Obviously there’s more to the story than that as this is a film that has a running time of nearly three hours but you get the idea that this is portrait of the unusual relationships between these three main characters. It is thoroughly engaging throughout and the performances here are uniformly fantastic. It was rather shocking to see how young Daniel Day-Lewis looks, unrecognizably so in fact, and I loved watching Juliette Binoche playing the young innocent girl. One interesting technique used here is to film the scenes of the characters participating in the street protests and the subsequent crackdown in black and white or desaturated tones in order to match historical footage and intersperse the scenes. This serves to evoke the sense of what the Soviet invasion felt like and how it utterly crushed the hopes of the Prague Spring.
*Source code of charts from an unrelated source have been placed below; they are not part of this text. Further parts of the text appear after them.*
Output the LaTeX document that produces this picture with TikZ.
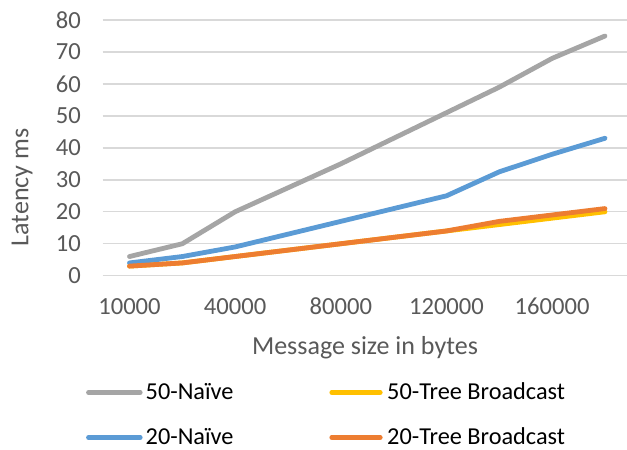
\documentclass[tikz,border=0pt]{standalone}
\usepackage{fontspec}
\setmainfont{Carlito}
\definecolor{sgray}{HTML}{A5A5A5}
\definecolor{syellow}{HTML}{FFC000}
\definecolor{sblue}{HTML}{5B9BD5}
\definecolor{sorange}{HTML}{ED7D31}
\definecolor{grid}{HTML}{D9D9D9}
\definecolor{axtext}{HTML}{595959}
\begin{document}
\begin{tikzpicture}[x=1pt,y=-1pt,
  tick/.style={inner sep=0pt,text=axtext,font=\fontsize{24.6}{29}\selectfont},
  axtitle/.style={inner sep=0pt,text=axtext,font=\fontsize{26}{31}\selectfont},
  legtext/.style={inner sep=0pt,text=black,anchor=base west,font=\fontsize{24.3}{29}\selectfont},
  series/.style={line width=4.8pt,line cap=round,line join=round},
  gridline/.style={grid,line width=1.4pt}]
\useasboundingbox[fill=white] (0,0) rectangle (627,450);
% grid and y tick labels
\foreach \v in {0,10,...,80}{
  \draw[gridline] (102.7,{275.7-3.196*\v}) -- (627,{275.7-3.196*\v});
  \node[tick,anchor=east] (yt\v) at (81,{275.7-3.196*\v}) {\v};
}
% x tick labels
\foreach \i/\lab in {0/10000,2/40000,4/80000,6/120000,8/160000}{
  \node[tick,anchor=base] (xt\i) at ({129.5+52.83*\i},314.3) {\lab};
}
\node[axtitle,anchor=base] (xtitle) at (365,354.3) {Message size in bytes};
\node[axtitle,anchor=base,rotate=90] (ytitle) at (28.4,187.5) {Latency ms};
% data
\begin{scope}[xshift=129.5pt,yshift=-275.7pt,x=52.83pt,y=3.196pt]
\draw[series,sgray] plot coordinates {(0,6) (1,10) (2,20) (3,27.5) (4,35) (5,43) (6,51) (7,59) (8,68) (9,75)};
\draw[series,syellow] plot coordinates {(0,3) (1,4) (2,6) (3,8) (4,10) (5,12) (6,14) (7,16) (8,18) (9,20)};
\draw[series,sblue] plot coordinates {(0,4) (1,6) (2,9) (3,13) (4,17) (5,21) (6,25) (7,32.5) (8,38) (9,43)};
\draw[series,sorange] plot coordinates {(0,3) (1,4) (2,6) (3,8) (4,10) (5,12) (6,14) (7,17) (8,19) (9,21)};
\end{scope}
% legend
\coordinate (l1a) at (88.5,392.5); \coordinate (l1b) at (140.2,392.5);
\coordinate (l2a) at (331.8,392.5); \coordinate (l2b) at (380.2,392.5);
\coordinate (l3a) at (88.5,437.5); \coordinate (l3b) at (140.2,437.5);
\coordinate (l4a) at (331.8,437.5); \coordinate (l4b) at (380.2,437.5);
\draw[series,sgray] (l1a) -- (l1b);
\draw[series,syellow] (l2a) -- (l2b);
\draw[series,sblue] (l3a) -- (l3b);
\draw[series,sorange] (l4a) -- (l4b);
\node[legtext] (lg1) at (145.5,399.8) {50-Naïve};
\node[legtext] (lg2) at (387,399.8) {50-Tree Broadcast};
\node[legtext] (lg3) at (145.5,444.8) {20-Naïve};
\node[legtext] (lg4) at (387,444.8) {20-Tree Broadcast};
\end{tikzpicture}
\end{document}
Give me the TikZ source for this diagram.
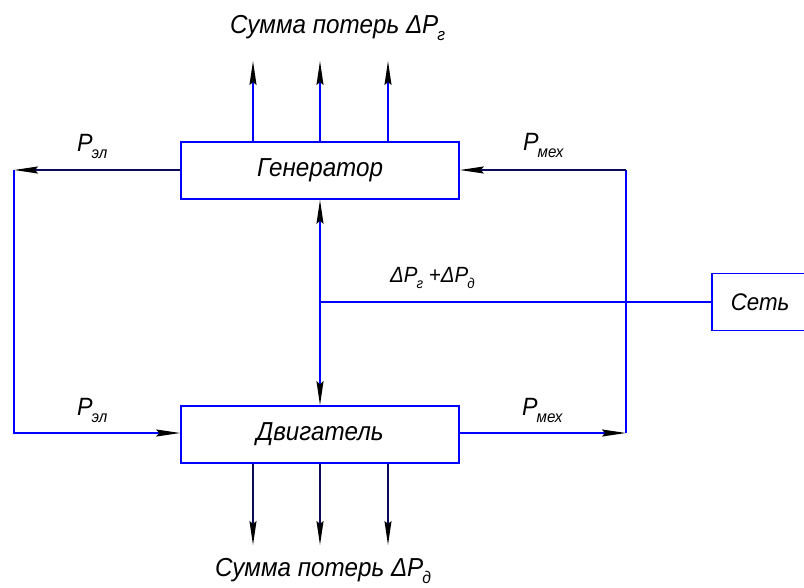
\documentclass[tikz,border=0pt]{standalone}
\usepackage{fontspec}
\setmainfont{Liberation Sans}[FakeStretch=0.93]
\usetikzlibrary{arrows.meta}
\definecolor{lblue}{RGB}{0,0,255}
\definecolor{dline}{RGB}{10,10,90}
\newcommand\sbs[1]{\kern-0.04em\raisebox{-0.3em}{\scalebox{0.65}{#1}}}
\tikzset{
  box/.style={draw=lblue, line width=1.6pt, rectangle, minimum width=278pt, minimum height=57pt, inner sep=0pt, font=\fontsize{26}{26}\selectfont\itshape},
  conn/.style={draw=lblue, line width=1.6pt},
  dconn/.style={draw=dline, line width=1.6pt},
  arr/.style={-{Stealth[length=24pt,width=7pt,inset=3pt,color=black]}},
  lbl/.style={inner sep=0pt, anchor=base west, font=\fontsize{25}{25}\selectfont\itshape},
  ttl/.style={inner sep=0pt, anchor=base west, font=\fontsize{26}{26}\selectfont\itshape},
  sml/.style={inner sep=0pt, anchor=base west, font=\fontsize{22}{22}\selectfont\itshape}
}
\begin{document}
\begin{tikzpicture}[x=1pt,y=-1pt]
\useasboundingbox (0,0) rectangle (804,587);
% boxes
\node[box] (gen) at (320,170.5) {Генератор};
\node[box] (mot) at (320,434.5) {Двигатель};
\node[box, minimum width=0pt, text width=90pt, align=left, inner xsep=19pt, anchor=west, font=\fontsize{24}{24}\selectfont\itshape] (net) at (711,302) {Сеть};
% corner coordinates
\coordinate (lt) at (14,170);
\coordinate (lb) at (14,433);
\coordinate (rt) at (626,170);
\coordinate (rb) at (626,433);
\coordinate (mid) at (320,302);
% left loop
\draw[dconn, arr] (gen.west |- lt) -- (lt);
\draw[conn, arr] (lt) -- (lb) -- (mot.west |- lb);
% right loop
\draw[conn, arr] (mot.east |- rb) -- (rb);
\draw[conn] (rb) -- (rt);
\draw[dconn, arr] (rt) -- (gen.east |- rt);
% centre line
\draw[conn, {Stealth[length=24pt,width=7pt,inset=3pt,color=black]}-{Stealth[length=24pt,width=7pt,inset=3pt,color=black]}] (gen.south) -- (mot.north);
\draw[conn] (mid) -- (net.west);
% loss arrows
\coordinate (u1) at (253,61); \coordinate (u2) at (320,61); \coordinate (u3) at (388,61);
\coordinate (d1) at (253,545); \coordinate (d2) at (320,545); \coordinate (d3) at (388,545);
\draw[conn, arr] (gen.north -| u1) -- (u1);
\draw[conn, arr] (gen.north -| u2) -- (u2);
\draw[conn, arr] (gen.north -| u3) -- (u3);
\draw[dconn, arr] (mot.south -| d1) -- (d1);
\draw[dconn, arr] (mot.south -| d2) -- (d2);
\draw[dconn, arr] (mot.south -| d3) -- (d3);
% labels
\node[ttl] (t1) at (230,33) {Сумма потерь ΔP\sbs{г}};
\node[ttl] (t2) at (215,576) {Сумма потерь ΔP\sbs{д}};
\node[lbl] (p1) at (77,151) {P\sbs{эл}};
\node[lbl] (p2) at (523,150) {P\sbs{мех}};
\node[lbl] (p3) at (77,415) {P\sbs{эл}};
\node[lbl] (p4) at (522,415) {P\sbs{мех}};
\node[sml] (dp) at (390,282) {ΔP\sbs{г} +ΔP\sbs{д}};
\end{tikzpicture}
\end{document}
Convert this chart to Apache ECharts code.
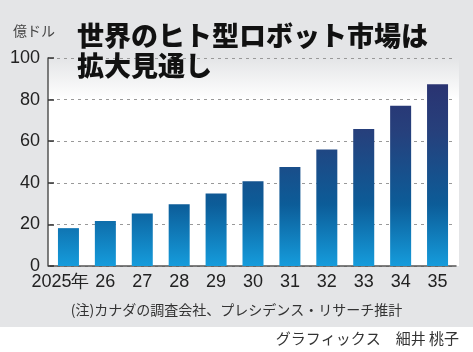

Despite this being an American production, most of the performers are European and while they speak English, they deliberately use a fake Eastern European to create a sense of authenticity. I have no idea how accurate all this but it does work wonderfully for me.

It is impossible to examine this film, or the novel I suppose, without pondering what the lightness of its title means. As I understand the novel originally meant it to refer to Friedrich Nietzsche’s idea of the eternal recurrence but here it seems to have been simplified to a sort of carefree, insouciant attitude to life and especially sex and love. Tereza is obviously meant to be the ‘heavy’ character who can’t help but form strong ties, including to the dog Karenin. Sabina then is the ‘light’ character who rejects all permanent attachments. Tomas wavers between the two poles and I think it’s especially interesting how that applies even to his politics. He writes an article that mocks the Communists in a fit of spontaneity but the consequences come to weight heavily in his life. I’m not sure how deep this philosophizing is but I’d agree that it makes for good drama.

True to the spirit of the novel or not, this is an outstanding work due to terrific execution. It has heft due both to its examination of human relationships and its historical context , it engrosses the audience and arouses emotions on multiple levels, and it features stellar performances. Highly recommended but it is rather odd how the same director could have made three great films that are all so different.